1. The website of the cryptography company RSA used to brag that their cryptography was hard to break because breaking it seems to require factoring, which is a problem known to be in NP. Is the fact that factoring is in NP a reasonable argument that their cryptography is secure? Why or why not? (Factoring is not known to be NP-complete.)
2. Suppose I argue that 2-SAT is NP-complete because (a) an answer is checkable in polynomial time and (b) I can use a 3-SAT solver to solve 2-SAT problems, by just adding an extra literal xn+1 to each 2-SAT clause along with a final clause (¬xn+1 v ¬xn+1 v ¬xn+1) that forces each other clause to not use the extra variable. There is a valid solution to this iff there is a valid solution to the 2-SAT problem. What is wrong with this proof? (Hint: there is nothing wrong with the final clause.)

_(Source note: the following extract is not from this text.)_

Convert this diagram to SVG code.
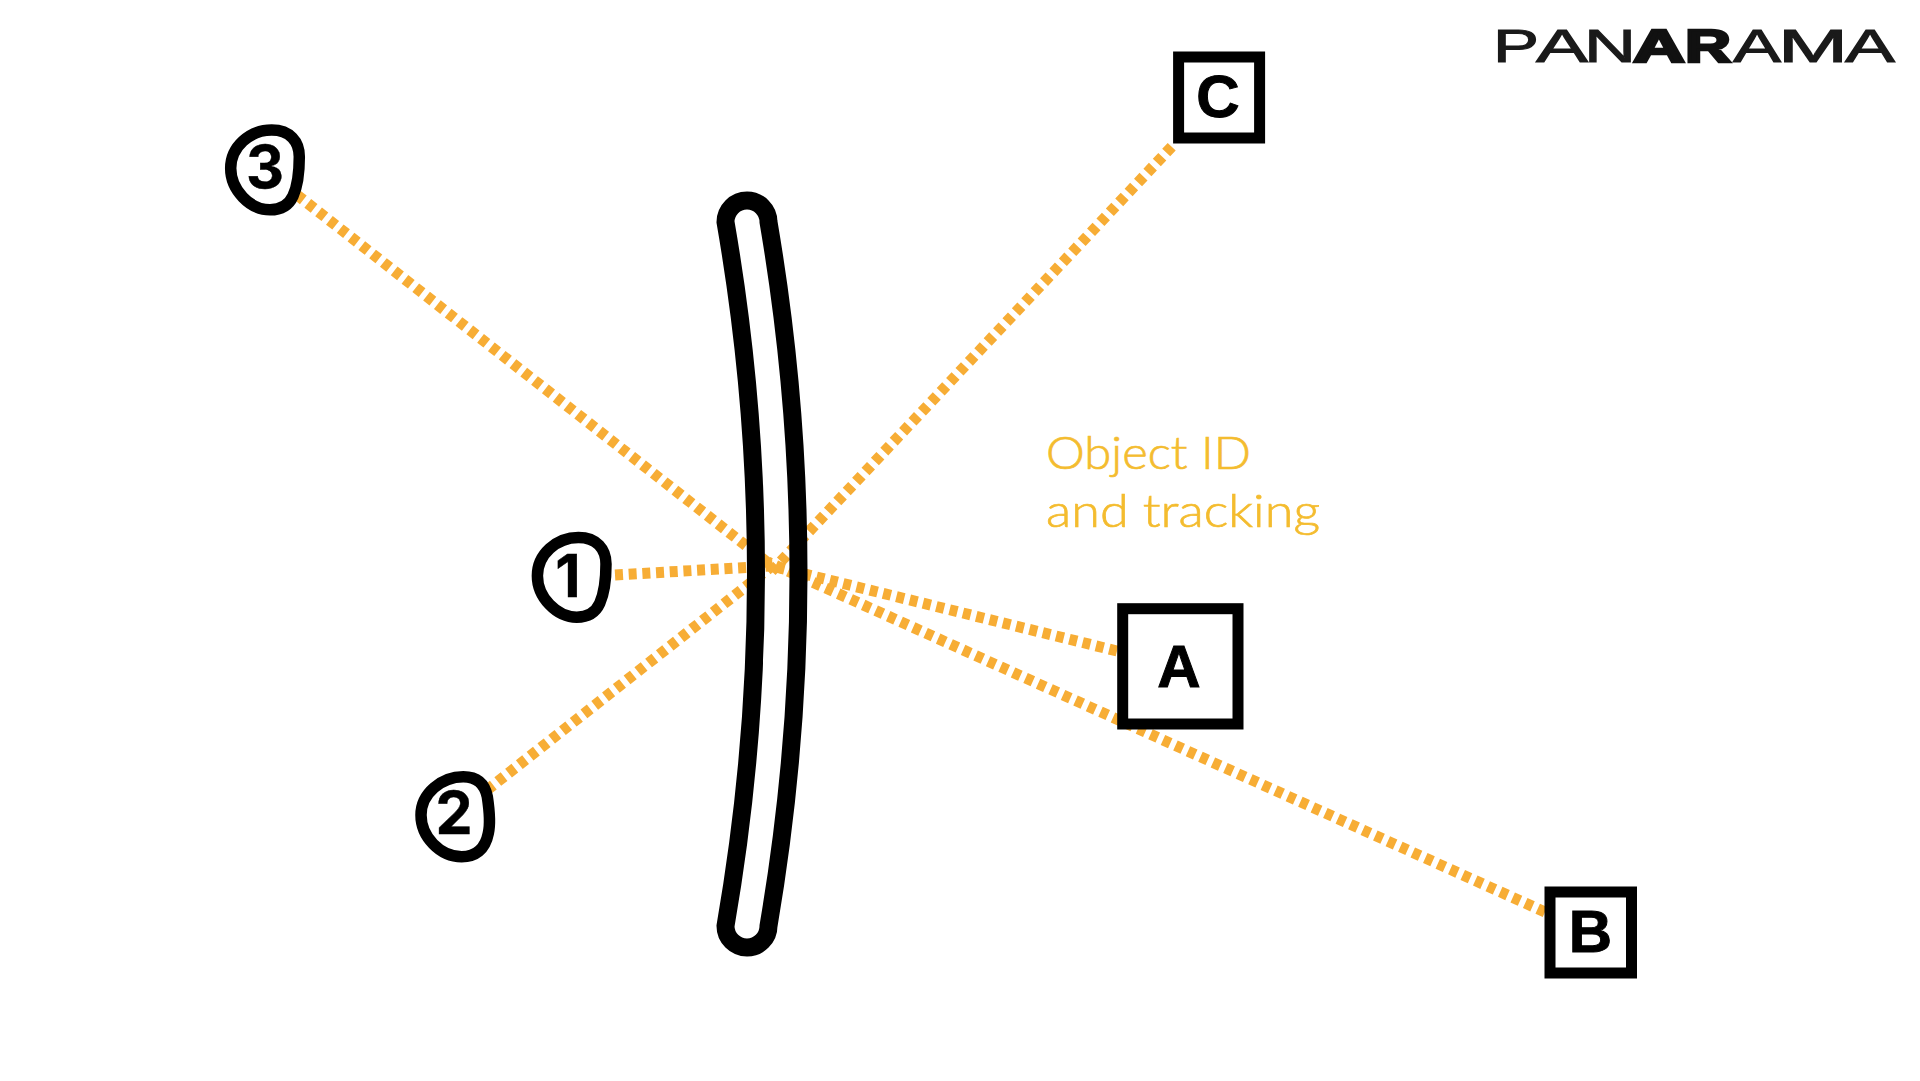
<svg xmlns="http://www.w3.org/2000/svg" width="1920" height="1081" viewBox="0 0 1920 1081">
<style>
.bg{fill:#fff}
.link{fill:none;stroke:#F7AD35;stroke-width:11;stroke-dasharray:8 5.7}
.lens{fill:none;stroke:#000;stroke-width:18}
.blob{fill:#fff;stroke:#000;stroke-width:11.5}
.box{fill:#fff;stroke:#000;stroke-width:11}
.lab{font-family:"Liberation Sans",Arial,sans-serif;font-weight:700;font-size:60px;fill:#000;stroke:#000;stroke-width:1;text-anchor:middle}
.num{font-family:Inter,"Liberation Sans",sans-serif;font-size:59px;stroke-width:.4}
.cap{font-family:Lato,"Liberation Sans",sans-serif;font-weight:300;font-size:46px;fill:#F4BC2F;stroke:#F4BC2F;stroke-width:.7}
.logo{font-family:"Liberation Sans",Arial,sans-serif;font-size:46px;fill:#1a1a1a;stroke:#1a1a1a;stroke-width:1}
.logo .b{font-weight:700;fill:#111;stroke:#111;stroke-width:2.6}
</style>
<defs>
<path id="blobA" class="blob" d="M20.7 58.3C20.7 36.7 40 20 61.7 20C80 20 89.3 31.7 89.3 46.7C89.3 63.3 88 75 83 86C78 97 69 99.8 60 99.8C40 99.8 20.7 80 20.7 58.3Z"/>
</defs>
<rect class="bg" width="1920" height="1081"/>
<g id="connectors">
<path class="link" d="M297 195L772 566"/>
<path class="link" d="M615 575L772 566"/>
<path class="link" d="M487 790L772 566"/>
<path class="link" d="M1171.7 146.7L768 575"/>
<path class="link" d="M1117 651L768 565"/>
<path class="link" d="M1545 912L768 562"/>
</g>
<g id="lens">
<path class="lens" d="M725.5 222Q786.5 574 725.5 926A21.5 21.5 0 0 0 768.5 926Q828.5 574 768.5 222A21.5 21.5 0 0 0 725.5 222Z"/>
</g>
<g id="node-3"><use href="#blobA" transform="translate(210 110)"/><text class="lab num" x="265" y="188">3</text></g>
<g id="node-1"><use href="#blobA" transform="translate(516.7 517.4)"/><text class="lab num" x="568" y="597">1</text></g>
<g id="node-2"><path class="blob" d="M421 815C421 793.3 441.7 776.7 463.3 776.7C478.3 776.7 485 785 487.3 796.7C489.3 810 490.7 823.3 488.3 833.3C485 850 475 856.7 461.7 856.7C440 856.7 421 836.7 421 815Z"/><text class="lab num" x="454" y="834">2</text></g>
<g id="node-A"><rect class="box" x="1122.7" y="608.7" width="115.3" height="115.3"/><text class="lab" x="1179" y="687">A</text></g>
<g id="node-B"><rect class="box" x="1550" y="892" width="81.5" height="81"/><text class="lab" x="1590.5" y="952">B</text></g>
<g id="node-C"><rect class="box" x="1178.6" y="57" width="81" height="81"/><text class="lab" x="1218" y="116.5">C</text></g>
<text id="caption" class="cap"><tspan x="1046" y="469" textLength="205" lengthAdjust="spacingAndGlyphs">Object ID</tspan><tspan x="1046" y="527" textLength="274" lengthAdjust="spacingAndGlyphs">and tracking</tspan></text>
<text id="logo" class="logo" y="62"><tspan x="1493" textLength="46" lengthAdjust="spacingAndGlyphs">P</tspan><tspan x="1536" textLength="52" lengthAdjust="spacingAndGlyphs">A</tspan><tspan x="1584" textLength="52" lengthAdjust="spacingAndGlyphs">N</tspan><tspan class="b" x="1633" textLength="52" lengthAdjust="spacingAndGlyphs">A</tspan><tspan class="b" x="1685" textLength="46" lengthAdjust="spacingAndGlyphs">R</tspan><tspan x="1733" textLength="48" lengthAdjust="spacingAndGlyphs">A</tspan><tspan x="1778" textLength="70" lengthAdjust="spacingAndGlyphs">M</tspan><tspan x="1845" textLength="50" lengthAdjust="spacingAndGlyphs">A</tspan></text>
</svg>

3. Prove that determining whether a directed graph has a simple cycle of at least k vertices is NP-complete. (Hint: Reduce from a special case of this problem.)
Part IV – Approximation in Practice
In this exercise, you’ll try solving an NP-complete problem both exactly and approximately, and see the time difference and the difference in optimality.
The problem we’ll be solving is machine scheduling with two machines. Write a program called MachineScheduling.java that takes as a command-line argument a number of random jobs to schedule — for example,
java MachineScheduling 100
will generate 100 random jobs. Each job should have a random duration in the range [1, 100). Your program should find the solution in one of two ways:
1) Optimally, via brute force. Try all possible assignments of jobs to either machine 1 or machine 2, and find the best assignment that minimizes the deadline by which both machines finish. (The finish time of a machine is simply the sum of the durations of its jobs.)
2) Using the sorted greedy heuristic described in class. Sort the jobs from biggest to smallest, and greedily schedule them to the machine that currently has less work scheduled to it.
Your program should print out (1) the real time required to compute the brute force solution, (2) the real time required to compute the greedy approximation, (3) the optimality ratio achieved by the greedy approximation, which is the ratio of the greedy heuristic’s later machine time to the optimal solution’s later machine time. For example, if the brute force version achieved a balance of 90 on machine 1 and 100 on machine 2, and the greedy version achieved a balance of 50 on machine 1 and 140 on machine 2, the optimality ratio is 140/100 = 1.4.
Please include functions with the following signatures for our ease of testing:
static boolean[] optimallySchedule(double[] durations) static boolean[] greedilySchedule(double[] durations)
Both should take an array of job durations, and return an array that is true at position i if job i should be scheduled on machine 1, and false if job i should be scheduled on machine 2.